Supplied entries >>

--------------------------------------------------

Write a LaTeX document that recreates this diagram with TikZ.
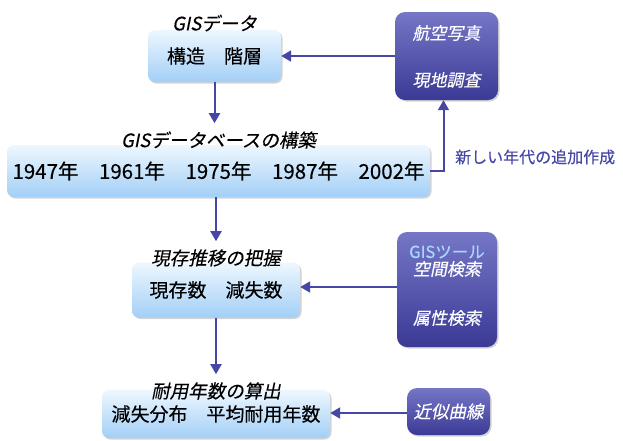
\documentclass[tikz,border=0pt]{standalone}
\usepackage{fontspec}
\newfontfamily\jp[FakeBold=0.3]{Noto Sans CJK JP}
\newfontfamily\jpsl[FakeSlant=0.2,FakeBold=0.3]{Noto Sans CJK JP}
\usetikzlibrary{arrows.meta,shadows}
\definecolor{arrowc}{HTML}{4646A6}
\definecolor{lighttop}{HTML}{EEF7FF}
\definecolor{lightbot}{HTML}{A2CFF6}
\definecolor{darktop}{HTML}{7676C6}
\definecolor{darkbot}{HTML}{3A3A96}
\definecolor{gisblue}{HTML}{A8D8FF}
\begin{document}
\begin{tikzpicture}[x=1pt,y=-1pt,
  lightbox/.style={rounded corners=7pt, top color=lighttop, bottom color=lightbot, draw=none,
    drop shadow={opacity=0.35, shadow xshift=1.5pt, shadow yshift=-1.5pt},
    inner sep=0pt, font=\jp\fontsize{19}{21}\selectfont},
  darkbox/.style={rounded corners=10pt, top color=darktop, bottom color=darkbot, draw=none,
    drop shadow={opacity=0.35, shadow xshift=1.5pt, shadow yshift=-1.5pt},
    inner sep=0pt},
  darktext/.style={text=white, font=\jpsl\fontsize{17}{19}\selectfont, inner sep=0pt},
  title/.style={font=\jpsl\fontsize{18.5}{20}\selectfont, inner sep=0pt},
  arr/.style={draw=arrowc, line width=2pt, -{Triangle[length=10pt,width=11pt]}}]
\useasboundingbox (0,0) rectangle (623,440);

% left column boxes
\node[lightbox, minimum width=133pt, minimum height=52pt] (b1) at (214.5,56) {構造　階層};
\node[title] (t1) at (214.5,23) {GISデータ};

\node[lightbox, minimum width=423pt, minimum height=52pt, font=\jp\fontsize{20.5}{22}\selectfont] (b3) at (218.5,171) {1947年　1961年　1975年　1987年　2002年};
\node[title] (t3) at (218.5,140) {GISデータベースの構築};

\node[lightbox, minimum width=168pt, minimum height=55pt] (b4) at (216,290) {現存数　減失数};
\node[title] (t4) at (216,258) {現存推移の把握};

\node[lightbox, minimum width=228pt, minimum height=48pt] (b6) at (216,414) {減失分布　平均耐用年数};
\node[title] (t6) at (216,391) {耐用年数の算出};

% right column boxes
\node[darkbox, minimum width=103pt, minimum height=88pt] (b2) at (446.5,56) {};
\node[darktext] (b2a) at (446.5,33) {航空写真};
\node[darktext] (b2b) at (446.5,80) {現地調査};

\node[darkbox, minimum width=100pt, minimum height=115pt] (b5) at (447,289.5) {};
\node[text=gisblue, font=\jp\fontsize{16.5}{18}\selectfont, inner sep=0pt] (b5a) at (447,252) {GISツール};
\node[darktext] (b5b) at (447,269) {空間検索};
\node[darktext] (b5c) at (447,318) {属性検索};

\node[darkbox, minimum width=83pt, minimum height=47pt] (b7) at (448.5,411.5) {};
\node[darktext, font=\jpsl\fontsize{17.5}{19}\selectfont] (b7a) at (448.5,411.5) {近似曲線};

% label
\node[anchor=west, text=arrowc, font=\jp\fontsize{16}{18}\selectfont, inner sep=0pt] (lbl) at (455,157) {新しい年代の追加作成};

% connectors
\draw[arr] (b2.west |- b1.east) -- (b1.east);
\draw[arr] (b1.south) -- ([yshift=8pt]b1.south |- t3.north);
\draw[arr] (b3.east) -| ([xshift=-3pt]b2.south);
\draw[arr] (b4.north |- b3.south) -- ([yshift=8pt]t4.north);
\draw[arr] (b5.west |- 0,287) -- (b4.east |- 0,287);
\draw[arr] (b4.south) -- ([yshift=8pt]t6.north);
\draw[arr] (b7.west |- 0,413) -- (b6.east |- 0,413);
\end{tikzpicture}
\end{document}
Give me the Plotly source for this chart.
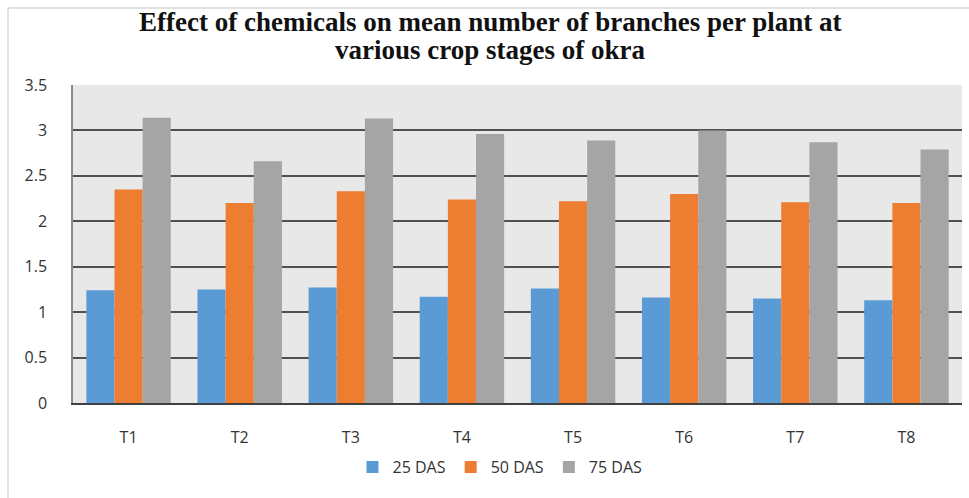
import plotly.graph_objects as go

categories = ["T1", "T2", "T3", "T4", "T5", "T6", "T7", "T8"]
das25 = [1.24, 1.25, 1.27, 1.17, 1.26, 1.16, 1.15, 1.13]
das50 = [2.35, 2.20, 2.33, 2.24, 2.22, 2.30, 2.21, 2.20]
das75 = [3.14, 2.66, 3.13, 2.96, 2.89, 3.00, 2.87, 2.79]
series_names = ["25 DAS", "50 DAS", "75 DAS"]
colors = ["#5B9BD5", "#ED7D31", "#A5A5A5"]
y_ticks = [0, 0.5, 1, 1.5, 2, 2.5, 3, 3.5]
y_tick_labels = ["0", "0.5", "1", "1.5", "2", "2.5", "3", "3.5"]
title_lines = ["Effect of chemicals on mean number of branches per plant at",
               "various crop stages of okra"]

W, H = 969, 498
L, R, T, B = 73, 7, 85, 95
pw = W - L - R
ph = H - T - B

TICK_FONT = "Open Sans"

fig = go.Figure()
for name, vals, c in zip(series_names, [das25, das50, das75], colors):
    fig.add_trace(go.Bar(x=categories, y=vals, name=name, marker_color=c,
                         marker_line_width=0))

# outer chart border (only top/left visible in the reference crop)
fig.add_shape(type="rect", xref="paper", yref="paper",
              x0=(8 - L) / pw, x1=(W + 20 - L) / pw,
              y0=-(H + 20 - T - ph) / ph, y1=1 + (T - 8) / ph,
              line=dict(color="#D9D9D9", width=1.5), fillcolor="rgba(0,0,0,0)",
              layer="below")

# two-line title with tight line spacing
for line, ypix in zip(title_lines, [22, 50]):
    fig.add_annotation(text=line, xref="paper", yref="paper",
                       x=(490 - L) / pw, xanchor="center",
                       y=1 + (T - ypix) / ph, yanchor="middle", showarrow=False,
                       font=dict(family="Liberation Serif", size=27, color="#111111",
                                 weight="bold"))

fig.update_layout(
    width=W, height=H,
    margin=dict(l=L, r=R, t=T, b=B),
    paper_bgcolor="white",
    plot_bgcolor="#E8E8E8",
    barmode="group",
    bargap=0.24,
    bargroupgap=0,
    font=dict(family=TICK_FONT, size=16, color="#333333"),
    legend=dict(orientation="h", x=(500 - L) / pw, xanchor="center",
                y=-(467 - 403) / ph, yanchor="middle",
                font=dict(family=TICK_FONT, size=16, color="#333333"),
                itemwidth=30, traceorder="normal"),
    showlegend=True,
)
fig.update_xaxes(showgrid=False, showline=True, linecolor="#404040", linewidth=1.5,
                 ticks="", ticklabelstandoff=19,
                 tickfont=dict(family=TICK_FONT, size=16, color="#333333"))
fig.update_yaxes(range=[0, 3.5], tickvals=y_ticks, ticktext=y_tick_labels,
                 showgrid=True, gridcolor="#505050", gridwidth=1.5,
                 showline=True, linecolor="#8a8a8a", linewidth=1.5,
                 zeroline=False, ticks="", ticklabelstandoff=21,
                 tickfont=dict(family=TICK_FONT, size=16, color="#333333"))

fig.write_html("out.html")
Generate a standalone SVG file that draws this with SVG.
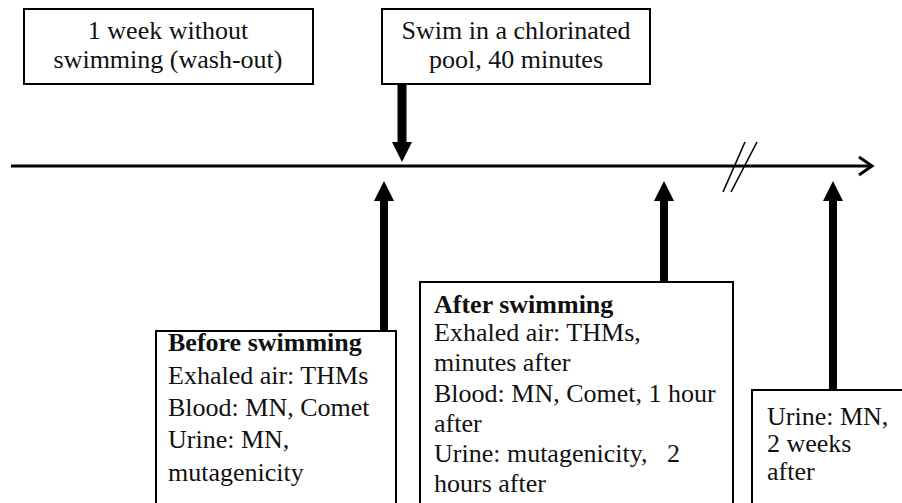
<svg xmlns="http://www.w3.org/2000/svg" width="902" height="503" viewBox="0 0 902 503">
<style>
.box{fill:#fff;stroke:#000;stroke-width:2}
text{font-family:'Liberation Serif','Tinos','Times New Roman','DejaVu Serif',serif;font-size:26px;fill:#111}
.c{text-anchor:middle}
.b{font-weight:bold}
.ln{stroke:#000;fill:none}
.ar{fill:#000;stroke:none}
</style>
<rect width="902" height="503" fill="#fff"/>
<g id="connectors">
<line class="ln" x1="11" y1="166" x2="871" y2="166" stroke-width="3"/>
<polyline class="ln" points="859,157 872,166 859,175" stroke-width="3" stroke-linejoin="miter"/>
<line class="ln" x1="723" y1="192" x2="745" y2="142" stroke-width="1.6"/>
<line class="ln" x1="731" y1="192" x2="757" y2="142" stroke-width="1.6"/>
<path class="ar" d="M397.5,84 H406.5 V142 H412 L402,162 L392,142 H397.5 Z"/>
<path class="ar" d="M380,331 V201 H374 L384,181 L394,201 H388 V331 Z"/>
<path class="ar" d="M660,282 V201 H654 L664,181 L674,201 H668 V282 Z"/>
<path class="ar" d="M829,390 V201 H823 L833,181 L843,201 H837 V390 Z"/>
</g>
<g id="washout" font-family="Liberation Serif, serif">
<rect class="box" x="24" y="9" width="289" height="75"/>
<text class="c" x="168" y="39">1 week without</text>
<text class="c" x="168" y="68">swimming (wash-out)</text>
</g>
<g id="swim" font-family="Liberation Serif, serif">
<rect class="box" x="382" y="9" width="268" height="75"/>
<text class="c" x="516" y="39">Swim in a chlorinated</text>
<text class="c" x="516" y="68">pool, 40 minutes</text>
</g>
<g id="before" font-family="Liberation Serif, serif">
<rect class="box" x="156" y="331" width="240" height="200"/>
<text class="b" x="168" y="351">Before swimming</text>
<text x="168" y="384">Exhaled air: THMs</text>
<text x="168" y="416">Blood: MN, Comet</text>
<text x="168" y="448">Urine: MN,</text>
<text x="168" y="481">mutagenicity</text>
</g>
<g id="after" font-family="Liberation Serif, serif">
<rect class="box" x="420" y="282" width="313" height="250"/>
<text class="b" x="434" y="313">After swimming</text>
<text x="434" y="341">Exhaled air: THMs,</text>
<text x="434" y="371">minutes after</text>
<text x="434" y="402">Blood: MN, Comet, 1 hour</text>
<text x="434" y="432">after</text>
<text x="434" y="462" xml:space="preserve">Urine: mutagenicity,   2</text>
<text x="434" y="492">hours after</text>
</g>
<g id="later" font-family="Liberation Serif, serif">
<rect class="box" x="752" y="390" width="170" height="140"/>
<text x="767" y="425">Urine: MN,</text>
<text x="767" y="452">2 weeks</text>
<text x="767" y="480">after</text>
</g>
</svg>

--------------------------------------------------

Exercise directions >> Pictures excluded, retype exactly the lines running from the one with "Give me the Plotly source for this chart." through the one with "import plotly.graph_objects as go". Include both end lines and nothing more.

Answer to the task >>
Give me the Plotly source for this chart.
import plotly.graph_objects as go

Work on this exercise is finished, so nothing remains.